* _Given request_
Copy out the data exactly, leaving the pictures behind.

-- Begin Data segment --

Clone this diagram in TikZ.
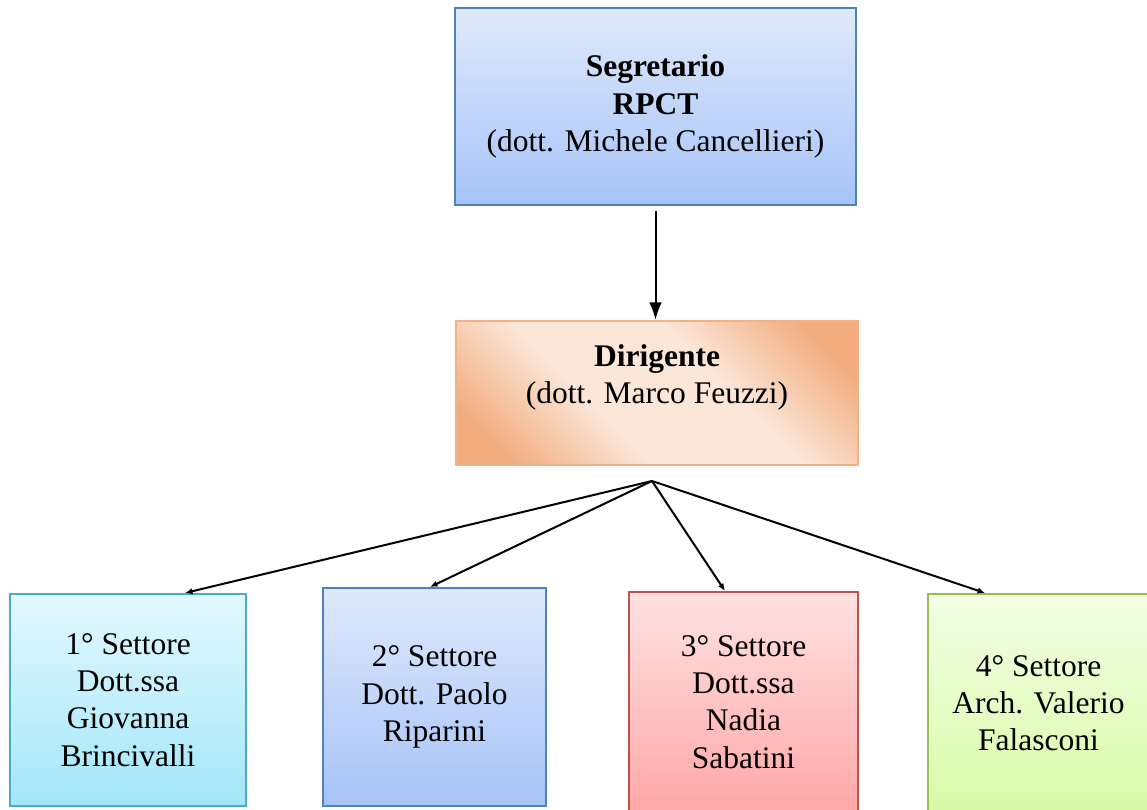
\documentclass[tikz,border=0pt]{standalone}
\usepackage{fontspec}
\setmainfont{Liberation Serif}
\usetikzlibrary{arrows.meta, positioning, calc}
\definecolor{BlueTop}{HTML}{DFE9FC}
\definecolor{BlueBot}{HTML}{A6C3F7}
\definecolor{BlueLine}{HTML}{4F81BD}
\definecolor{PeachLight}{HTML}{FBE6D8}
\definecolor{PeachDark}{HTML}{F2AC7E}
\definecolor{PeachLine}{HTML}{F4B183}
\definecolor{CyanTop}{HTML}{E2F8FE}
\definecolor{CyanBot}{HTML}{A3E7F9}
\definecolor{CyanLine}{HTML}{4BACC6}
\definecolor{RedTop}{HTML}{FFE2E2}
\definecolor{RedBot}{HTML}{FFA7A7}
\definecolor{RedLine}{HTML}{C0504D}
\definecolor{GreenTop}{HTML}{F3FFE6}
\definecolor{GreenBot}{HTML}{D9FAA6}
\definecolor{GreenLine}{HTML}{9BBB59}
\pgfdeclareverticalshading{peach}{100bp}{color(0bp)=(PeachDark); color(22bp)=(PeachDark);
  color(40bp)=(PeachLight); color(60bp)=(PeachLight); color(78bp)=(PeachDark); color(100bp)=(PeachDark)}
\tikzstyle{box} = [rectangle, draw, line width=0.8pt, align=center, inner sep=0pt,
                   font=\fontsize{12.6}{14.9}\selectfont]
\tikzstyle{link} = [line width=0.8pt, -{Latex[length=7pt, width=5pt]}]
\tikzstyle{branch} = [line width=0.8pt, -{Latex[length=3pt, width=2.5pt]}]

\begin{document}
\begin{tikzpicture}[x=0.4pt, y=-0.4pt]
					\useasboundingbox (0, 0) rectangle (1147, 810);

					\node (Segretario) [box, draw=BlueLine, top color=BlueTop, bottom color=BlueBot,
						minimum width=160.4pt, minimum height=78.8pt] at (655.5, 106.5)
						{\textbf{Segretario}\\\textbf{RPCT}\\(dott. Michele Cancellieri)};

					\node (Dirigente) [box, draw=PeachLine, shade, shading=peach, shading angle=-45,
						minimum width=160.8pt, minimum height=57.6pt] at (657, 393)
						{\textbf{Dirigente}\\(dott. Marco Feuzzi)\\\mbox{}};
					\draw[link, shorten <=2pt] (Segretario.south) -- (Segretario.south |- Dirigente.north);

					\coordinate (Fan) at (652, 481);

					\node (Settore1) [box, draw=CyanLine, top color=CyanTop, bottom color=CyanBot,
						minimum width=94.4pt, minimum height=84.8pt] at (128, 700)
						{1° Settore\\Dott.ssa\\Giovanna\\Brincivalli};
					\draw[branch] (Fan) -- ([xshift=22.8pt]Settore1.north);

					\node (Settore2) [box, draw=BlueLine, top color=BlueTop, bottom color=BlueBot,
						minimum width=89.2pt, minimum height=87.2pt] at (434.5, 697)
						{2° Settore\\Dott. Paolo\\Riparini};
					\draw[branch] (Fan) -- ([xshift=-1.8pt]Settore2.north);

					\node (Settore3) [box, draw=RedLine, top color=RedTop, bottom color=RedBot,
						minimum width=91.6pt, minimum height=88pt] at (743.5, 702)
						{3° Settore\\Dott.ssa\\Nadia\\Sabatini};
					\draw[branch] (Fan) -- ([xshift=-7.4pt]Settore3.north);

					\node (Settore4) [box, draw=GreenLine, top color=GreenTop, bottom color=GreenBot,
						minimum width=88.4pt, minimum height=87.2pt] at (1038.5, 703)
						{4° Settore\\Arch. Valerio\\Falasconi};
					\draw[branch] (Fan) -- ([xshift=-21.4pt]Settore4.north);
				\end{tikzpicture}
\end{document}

-- End Data segment --

* _Result of this exercise_
Clone this diagram in TikZ.
\documentclass[tikz,border=0pt]{standalone}
\usepackage{fontspec}
\setmainfont{Liberation Serif}
\usetikzlibrary{arrows.meta, positioning, calc}
\definecolor{BlueTop}{HTML}{DFE9FC}
\definecolor{BlueBot}{HTML}{A6C3F7}
\definecolor{BlueLine}{HTML}{4F81BD}
\definecolor{PeachLight}{HTML}{FBE6D8}
\definecolor{PeachDark}{HTML}{F2AC7E}
\definecolor{PeachLine}{HTML}{F4B183}
\definecolor{CyanTop}{HTML}{E2F8FE}
\definecolor{CyanBot}{HTML}{A3E7F9}
\definecolor{CyanLine}{HTML}{4BACC6}
\definecolor{RedTop}{HTML}{FFE2E2}
\definecolor{RedBot}{HTML}{FFA7A7}
\definecolor{RedLine}{HTML}{C0504D}
\definecolor{GreenTop}{HTML}{F3FFE6}
\definecolor{GreenBot}{HTML}{D9FAA6}
\definecolor{GreenLine}{HTML}{9BBB59}
\pgfdeclareverticalshading{peach}{100bp}{color(0bp)=(PeachDark); color(22bp)=(PeachDark);
  color(40bp)=(PeachLight); color(60bp)=(PeachLight); color(78bp)=(PeachDark); color(100bp)=(PeachDark)}
\tikzstyle{box} = [rectangle, draw, line width=0.8pt, align=center, inner sep=0pt,
                   font=\fontsize{12.6}{14.9}\selectfont]
\tikzstyle{link} = [line width=0.8pt, -{Latex[length=7pt, width=5pt]}]
\tikzstyle{branch} = [line width=0.8pt, -{Latex[length=3pt, width=2.5pt]}]

\begin{document}
\begin{tikzpicture}[x=0.4pt, y=-0.4pt]
					\useasboundingbox (0, 0) rectangle (1147, 810);

					\node (Segretario) [box, draw=BlueLine, top color=BlueTop, bottom color=BlueBot,
						minimum width=160.4pt, minimum height=78.8pt] at (655.5, 106.5)
						{\textbf{Segretario}\\\textbf{RPCT}\\(dott. Michele Cancellieri)};

					\node (Dirigente) [box, draw=PeachLine, shade, shading=peach, shading angle=-45,
						minimum width=160.8pt, minimum height=57.6pt] at (657, 393)
						{\textbf{Dirigente}\\(dott. Marco Feuzzi)\\\mbox{}};
					\draw[link, shorten <=2pt] (Segretario.south) -- (Segretario.south |- Dirigente.north);

					\coordinate (Fan) at (652, 481);

					\node (Settore1) [box, draw=CyanLine, top color=CyanTop, bottom color=CyanBot,
						minimum width=94.4pt, minimum height=84.8pt] at (128, 700)
						{1° Settore\\Dott.ssa\\Giovanna\\Brincivalli};
					\draw[branch] (Fan) -- ([xshift=22.8pt]Settore1.north);

					\node (Settore2) [box, draw=BlueLine, top color=BlueTop, bottom color=BlueBot,
						minimum width=89.2pt, minimum height=87.2pt] at (434.5, 697)
						{2° Settore\\Dott. Paolo\\Riparini};
					\draw[branch] (Fan) -- ([xshift=-1.8pt]Settore2.north);

					\node (Settore3) [box, draw=RedLine, top color=RedTop, bottom color=RedBot,
						minimum width=91.6pt, minimum height=88pt] at (743.5, 702)
						{3° Settore\\Dott.ssa\\Nadia\\Sabatini};
					\draw[branch] (Fan) -- ([xshift=-7.4pt]Settore3.north);

					\node (Settore4) [box, draw=GreenLine, top color=GreenTop, bottom color=GreenBot,
						minimum width=88.4pt, minimum height=87.2pt] at (1038.5, 703)
						{4° Settore\\Arch. Valerio\\Falasconi};
					\draw[branch] (Fan) -- ([xshift=-21.4pt]Settore4.north);
				\end{tikzpicture}
\end{document}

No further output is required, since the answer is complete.